Haselberger asked that Nienstedt review clergy files and “remove from ministry and make public the list of clergy who have been determined to have engaged in acts of sexual misconduct, as well as those whom could reasonably be assumed to pose a threat to children and young people. Until this occurs, I do not believe that it can be said that the Archdiocese is honoring its promise to protect.”
Haselberger said in a deposition last month that child pornography had been copied from a priest’s computer hard drive and stored on discs in a vault by church officials.
An attorney for the Archdiocese of St. Paul and Minneapolis said Friday that neither police investigators nor a computer forensics expert found evidence to support her allegations that one of its priests had viewed child pornography on his computer.
Tom Wieser, an attorney for the archdiocese, said Friday that some “false inferences” have been drawn from police reports that seem to imply that child pornography was found on the priest’s old hard drive.
Paul Engh, an attorney representing the suspect priest, said he’s read the entire computer forensics report.
“There’s porn,” Engh acknowledged. “There’s just not child porn.”
The Star Tribune has not identified the priest because he has not been charged with a crime.
Engh predicted that his client would not be charged.
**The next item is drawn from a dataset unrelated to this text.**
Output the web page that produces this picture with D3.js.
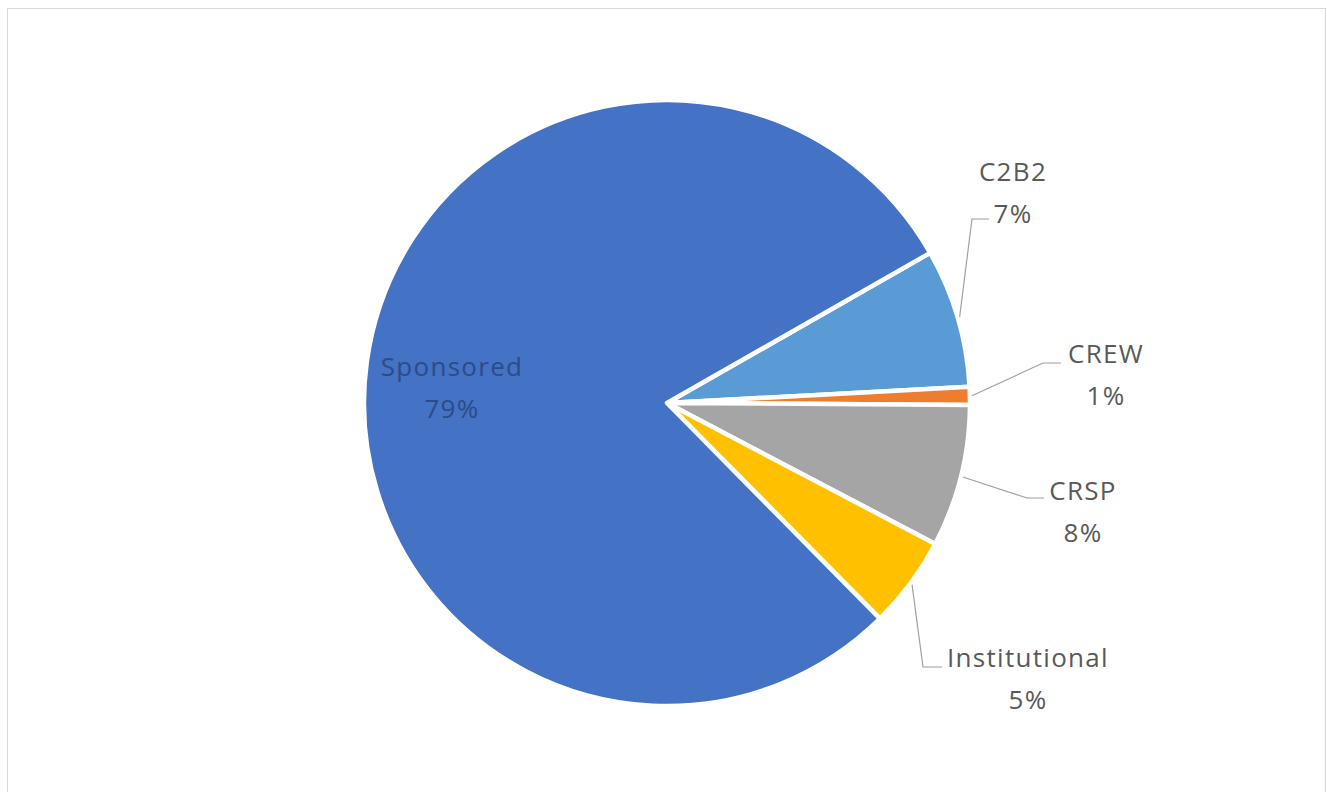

He said his client, who’s currently on leave because of the investigation, wants to return to an active post.
The archdiocese released a statement Friday that didn’t address the specific case but said, “It is critical to understand that our standard is zero tolerance for sexual abuse of a minor or vulnerable adult and absolute accountability.”
The St. Paul police, Ramsey County and Washington County all indicated they would consider new investigations should evidence supporting the allegation — which surfaced for the second time Thursday — prove compelling.